Print only the lines from the top of the data through the line with "461, 478, 497];", both included, skipping every picture.

#### Information supplied:
========================
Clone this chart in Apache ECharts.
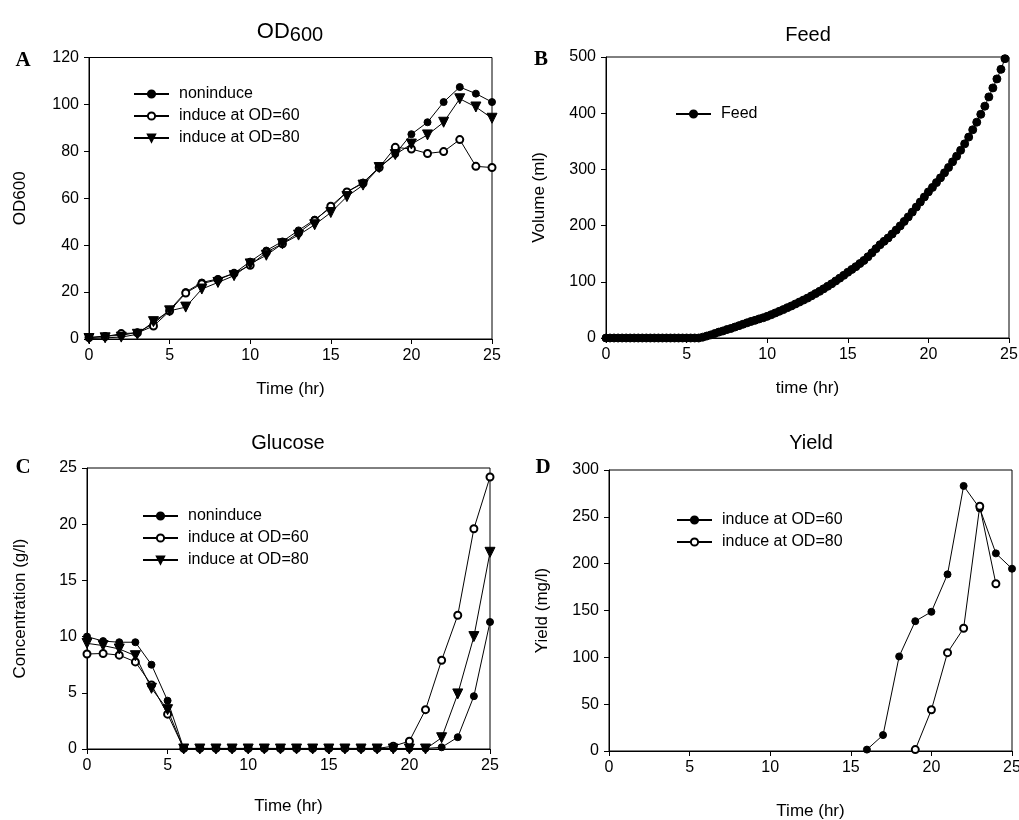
<!DOCTYPE html>
<html>
<head>
<meta charset="utf-8">
<script src="https://cdn.jsdelivr.net/npm/echarts@6/dist/echarts.min.js"></script>
<style>
html, body { margin: 0; background: #fff; }
#main { width: 1019px; height: 820px; }
</style>
</head>
<body>
<div id="main"></div>
<script>
// --- data ---
var hours = [0, 1, 2, 3, 4, 5, 6, 7, 8, 9, 10, 11, 12, 13, 14, 15, 16, 17, 18, 19, 20, 21, 22, 23, 24, 25];

// A: OD600
var odNonInduce = [0.6, 1.3, 1.5, 2.9, 6.5, 12.4, 20, 24.1, 25.6, 28, 33, 37.7, 41.6, 46.3, 50.9, 56, 62.7, 66.7, 73.1, 78.9, 87.3, 92.4, 101, 107.4, 104.6, 101];
var odInduce60 = [0.6, 1, 2.3, 2.6, 5.5, 11.9, 19.6, 23.6, 25.3, 28, 31.4, 37, 40.6, 45.3, 50.4, 56.6, 62.7, 66.4, 73.1, 81.7, 81, 79.1, 79.9, 85, 73.6, 73.1];
var odInduce80 = [0.2, 0.5, 0.8, 2, 7.4, 12, 13.6, 21.3, 24.1, 27, 32, 35.7, 40.6, 44.3, 48.7, 53.9, 60.7, 65.6, 73.1, 78.6, 83.1, 87, 92.4, 102.4, 98.9, 94.1];

// B: feed volume
var feedTime = [0, 0.25, 0.5, 0.75, 1, 1.25, 1.5, 1.75, 2, 2.25, 2.5, 2.75, 3, 3.25, 3.5, 3.75, 4, 4.25, 4.5, 4.75, 5, 5.25, 5.5, 5.75,
  6, 6.25, 6.5, 6.75, 7, 7.25, 7.5, 7.75, 8, 8.25, 8.5, 8.75, 9, 9.25, 9.5, 9.75, 10, 10.25, 10.5, 10.75, 11, 11.25, 11.5, 11.75,
  12, 12.25, 12.5, 12.75, 13, 13.25, 13.5, 13.75, 14, 14.25, 14.5, 14.75, 15, 15.25, 15.5, 15.75, 16, 16.25, 16.5, 16.75,
  17, 17.25, 17.5, 17.75, 18, 18.25, 18.5, 18.75, 19, 19.25, 19.5, 19.75, 20, 20.25, 20.5, 20.75, 21, 21.25, 21.5, 21.75,
  22, 22.25, 22.5, 22.75, 23, 23.25, 23.5, 23.75, 24, 24.25, 24.5, 24.75];
var feedVolume = [0, 0, 0, 0, 0, 0, 0, 0, 0, 0, 0, 0, 0, 0, 0, 0, 0, 0, 0, 0, 0, 0, 0, 0,
  1.5, 3.5, 5.5, 8, 10.5, 12.5, 15, 17, 19.5, 22, 24.5, 27, 29.5, 31.5, 34, 36, 38.5, 41.5, 44.5, 47.5, 50.5, 54, 57, 60.5,
  64, 67.5, 71, 75, 79, 83, 87.5, 92, 96.5, 101.5, 106.5, 111.5, 117, 122, 127, 132.5, 138, 144.5, 151.5, 159,
  166, 172, 178, 185, 192, 199.5, 207.5, 215.5, 224, 233, 242, 251, 260, 268, 276.5, 285, 294, 303.5, 313.5, 323.5,
  334, 345.5, 357.5, 370.5, 384, 398, 412.5, 429, 445, 461, 478, 497];

// C: glucose
var gluNonInduce = [10, 9.6, 9.5, 9.5, 7.5, 4.3, 0.05, 0.05, 0.05, 0.05, 0.05, 0.05, 0.05, 0.05, 0.05, 0.05, 0.05, 0.05, 0.05, 0.05, 0.05, 0.05, 0.15, 1.05, 4.7, 11.3];
var gluInduce60 = [8.45, 8.5, 8.35, 7.75, 5.7, 3.1, 0.05, 0.05, 0.05, 0.05, 0.05, 0.05, 0.05, 0.05, 0.05, 0.05, 0.05, 0.05, 0.05, 0.25, 0.7, 3.5, 7.9, 11.9, 19.6, 24.2];
var gluInduce80 = [9.4, 9.2, 8.9, 8.3, 5.4, 3.5, 0, 0, 0, 0, 0, 0, 0, 0, 0, 0, 0, 0, 0, 0, 0, 0, 1, 4.9, 10, 17.5];

// D: yield
var yieldTime60 = [16, 17, 18, 19, 20, 21, 22, 23, 24, 25];
var yield60 = [1.5, 17, 101, 138.6, 148.6, 188.6, 283, 259, 211, 194.6];
var yieldTime80 = [19, 20, 21, 22, 23, 24];
var yield80 = [1.5, 44, 105, 131, 261.4, 178.6];

// axis ranges
var timeAxis = { min: 0, max: 25, interval: 5 };
var odAxis = { min: 0, max: 120, interval: 20 };
var volAxis = { min: 0, max: 500, interval: 100 };
var gluAxis = { min: 0, max: 25, interval: 5 };
var yieldAxis = { min: 0, max: 300, interval: 50 };

var FONT = '"Liberation Sans", Arial, sans-serif';

function pairs(xs, ys) {
    return xs.map(function (x, i) { return [x, ys[i]]; });
}

function xAx(grid, range, name, gap) {
    return {
        type: 'value', gridIndex: grid, min: range.min, max: range.max, interval: range.interval,
        name: name, nameLocation: 'middle', nameGap: gap,
        nameTextStyle: { fontFamily: FONT, fontSize: 17, color: '#000' },
        axisLine: { show: true, lineStyle: { color: '#000', width: 1 } },
        axisTick: { show: true, inside: false, length: 5, lineStyle: { color: '#000' } },
        axisLabel: { fontFamily: FONT, fontSize: 16, color: '#000', margin: 9 },
        splitLine: { show: false }
    };
}

function yAx(grid, range, name, gap) {
    return {
        type: 'value', gridIndex: grid, min: range.min, max: range.max, interval: range.interval,
        name: name, nameLocation: 'middle', nameGap: gap,
        nameTextStyle: { fontFamily: FONT, fontSize: 17, color: '#000' },
        axisLine: { show: true, lineStyle: { color: '#000', width: 1 } },
        axisTick: { show: true, inside: false, length: 5, lineStyle: { color: '#000' } },
        axisLabel: { fontFamily: FONT, fontSize: 16, color: '#000', margin: 10 },
        splitLine: { show: false }
    };
}

function ser(id, idx, data, symbol, size) {
    var s = {
        name: id, type: 'line', xAxisIndex: idx, yAxisIndex: idx, data: data,
        symbol: symbol, symbolSize: size, showAllSymbol: true, clip: false,
        lineStyle: { color: '#000', width: 1 },
        itemStyle: { color: '#000', borderColor: '#000', borderWidth: 1 },
        emphasis: { disabled: true }
    };
    if (symbol === 'triangle') s.symbolRotate = 180;
    return s;
}

function legendAt(names, left, top) {
    return {
        data: names, left: left, top: top, orient: 'vertical', padding: 0,
        itemWidth: 35, itemHeight: 9, itemGap: 6, selectedMode: false,
        textStyle: { fontFamily: FONT, fontSize: 16, color: '#000', padding: [0, 0, 0, 5] },
        formatter: function (n) { return n.split('|')[1]; }
    };
}

var gridBox = { show: true, borderColor: '#000', borderWidth: 1, containLabel: false, outerBoundsMode: 'none' };

var myChart = echarts.init(document.getElementById('main'));

var option = {
    animation: false,
    backgroundColor: '#fff',
    title: [
        { text: '{a|OD}{b|600}', left: 290, top: 21, textAlign: 'center', padding: 0,
          textStyle: { fontWeight: 'normal', rich: {
              a: { fontFamily: FONT, fontSize: 22, fontWeight: 'normal', color: '#000', lineHeight: 24, verticalAlign: 'top' },
              b: { fontFamily: FONT, fontSize: 20, fontWeight: 'normal', color: '#000', lineHeight: 16, verticalAlign: 'bottom' } } } },
        { text: 'Feed', left: 808, top: 23, textAlign: 'center', padding: 0,
          textStyle: { fontFamily: FONT, fontSize: 20, fontWeight: 'normal', color: '#000', lineHeight: 24 } },
        { text: 'Glucose', left: 288, top: 431, textAlign: 'center', padding: 0,
          textStyle: { fontFamily: FONT, fontSize: 20, fontWeight: 'normal', color: '#000', lineHeight: 24 } },
        { text: 'Yield', left: 811, top: 431, textAlign: 'center', padding: 0,
          textStyle: { fontFamily: FONT, fontSize: 20, fontWeight: 'normal', color: '#000', lineHeight: 24 } }
    ],
    graphic: [
        { type: 'text', x: 23, y: 61, style: { text: 'A', font: 'bold 21px "Liberation Serif", serif', fill: '#000', textAlign: 'center', textVerticalAlign: 'middle' } },
        { type: 'text', x: 541, y: 60, style: { text: 'B', font: 'bold 21px "Liberation Serif", serif', fill: '#000', textAlign: 'center', textVerticalAlign: 'middle' } },
        { type: 'text', x: 23, y: 468, style: { text: 'C', font: 'bold 21px "Liberation Serif", serif', fill: '#000', textAlign: 'center', textVerticalAlign: 'middle' } },
        { type: 'text', x: 543, y: 468, style: { text: 'D', font: 'bold 21px "Liberation Serif", serif', fill: '#000', textAlign: 'center', textVerticalAlign: 'middle' } }
    ],
    legend: [
        legendAt(['A|noninduce', 'A|induce at OD=60', 'A|induce at OD=80'], 133, 86),
        legendAt(['B|Feed'], 675, 106),
        legendAt(['C|noninduce', 'C|induce at OD=60', 'C|induce at OD=80'], 142, 508),
        legendAt(['D|induce at OD=60', 'D|induce at OD=80'], 676, 512)
    ],
    grid: [
        Object.assign({ left: 89, top: 57.5, width: 403, height: 281.5 }, gridBox),
        Object.assign({ left: 606, top: 57, width: 403, height: 281 }, gridBox),
        Object.assign({ left: 87, top: 468, width: 403, height: 281 }, gridBox),
        Object.assign({ left: 609, top: 470, width: 403, height: 281 }, gridBox)
    ],
    xAxis: [
        xAx(0, timeAxis, 'Time (hr)', 42),
        xAx(1, timeAxis, 'time (hr)', 42),
        xAx(2, timeAxis, 'Time (hr)', 49),
        xAx(3, timeAxis, 'Time (hr)', 52)
    ],
    yAxis: [
        yAx(0, odAxis, 'OD600', 60),
        yAx(1, volAxis, 'Volume (ml)', 58),
        yAx(2, gluAxis, 'Concentration (g/l)', 58),
        yAx(3, yieldAxis, 'Yield (mg/l)', 58)
    ],
    series: [
        ser('A|noninduce', 0, pairs(hours, odNonInduce), 'circle', 7),
        ser('A|induce at OD=60', 0, pairs(hours, odInduce60), 'emptyCircle', 7),
        ser('A|induce at OD=80', 0, pairs(hours, odInduce80), 'triangle', 10),
        ser('B|Feed', 1, pairs(feedTime, feedVolume), 'circle', 8),
        ser('C|noninduce', 2, pairs(hours, gluNonInduce), 'circle', 7),
        ser('C|induce at OD=60', 2, pairs(hours, gluInduce60), 'emptyCircle', 7),
        ser('C|induce at OD=80', 2, pairs(hours, gluInduce80), 'triangle', 10),
        ser('D|induce at OD=60', 3, pairs(yieldTime60, yield60), 'circle', 7),
        ser('D|induce at OD=80', 3, pairs(yieldTime80, yield80), 'emptyCircle', 7)
    ]
};

myChart.setOption(option);
</script>
</body>
</html>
========================
#### Output for this exercise:
Clone this chart in Apache ECharts.
<!DOCTYPE html>
<html>
<head>
<meta charset="utf-8">
<script src="https://cdn.jsdelivr.net/npm/echarts@6/dist/echarts.min.js"></script>
<style>
html, body { margin: 0; background: #fff; }
#main { width: 1019px; height: 820px; }
</style>
</head>
<body>
<div id="main"></div>
<script>
// --- data ---
var hours = [0, 1, 2, 3, 4, 5, 6, 7, 8, 9, 10, 11, 12, 13, 14, 15, 16, 17, 18, 19, 20, 21, 22, 23, 24, 25];

// A: OD600
var odNonInduce = [0.6, 1.3, 1.5, 2.9, 6.5, 12.4, 20, 24.1, 25.6, 28, 33, 37.7, 41.6, 46.3, 50.9, 56, 62.7, 66.7, 73.1, 78.9, 87.3, 92.4, 101, 107.4, 104.6, 101];
var odInduce60 = [0.6, 1, 2.3, 2.6, 5.5, 11.9, 19.6, 23.6, 25.3, 28, 31.4, 37, 40.6, 45.3, 50.4, 56.6, 62.7, 66.4, 73.1, 81.7, 81, 79.1, 79.9, 85, 73.6, 73.1];
var odInduce80 = [0.2, 0.5, 0.8, 2, 7.4, 12, 13.6, 21.3, 24.1, 27, 32, 35.7, 40.6, 44.3, 48.7, 53.9, 60.7, 65.6, 73.1, 78.6, 83.1, 87, 92.4, 102.4, 98.9, 94.1];

// B: feed volume
var feedTime = [0, 0.25, 0.5, 0.75, 1, 1.25, 1.5, 1.75, 2, 2.25, 2.5, 2.75, 3, 3.25, 3.5, 3.75, 4, 4.25, 4.5, 4.75, 5, 5.25, 5.5, 5.75,
  6, 6.25, 6.5, 6.75, 7, 7.25, 7.5, 7.75, 8, 8.25, 8.5, 8.75, 9, 9.25, 9.5, 9.75, 10, 10.25, 10.5, 10.75, 11, 11.25, 11.5, 11.75,
  12, 12.25, 12.5, 12.75, 13, 13.25, 13.5, 13.75, 14, 14.25, 14.5, 14.75, 15, 15.25, 15.5, 15.75, 16, 16.25, 16.5, 16.75,
  17, 17.25, 17.5, 17.75, 18, 18.25, 18.5, 18.75, 19, 19.25, 19.5, 19.75, 20, 20.25, 20.5, 20.75, 21, 21.25, 21.5, 21.75,
  22, 22.25, 22.5, 22.75, 23, 23.25, 23.5, 23.75, 24, 24.25, 24.5, 24.75];
var feedVolume = [0, 0, 0, 0, 0, 0, 0, 0, 0, 0, 0, 0, 0, 0, 0, 0, 0, 0, 0, 0, 0, 0, 0, 0,
  1.5, 3.5, 5.5, 8, 10.5, 12.5, 15, 17, 19.5, 22, 24.5, 27, 29.5, 31.5, 34, 36, 38.5, 41.5, 44.5, 47.5, 50.5, 54, 57, 60.5,
  64, 67.5, 71, 75, 79, 83, 87.5, 92, 96.5, 101.5, 106.5, 111.5, 117, 122, 127, 132.5, 138, 144.5, 151.5, 159,
  166, 172, 178, 185, 192, 199.5, 207.5, 215.5, 224, 233, 242, 251, 260, 268, 276.5, 285, 294, 303.5, 313.5, 323.5,
  334, 345.5, 357.5, 370.5, 384, 398, 412.5, 429, 445, 461, 478, 497];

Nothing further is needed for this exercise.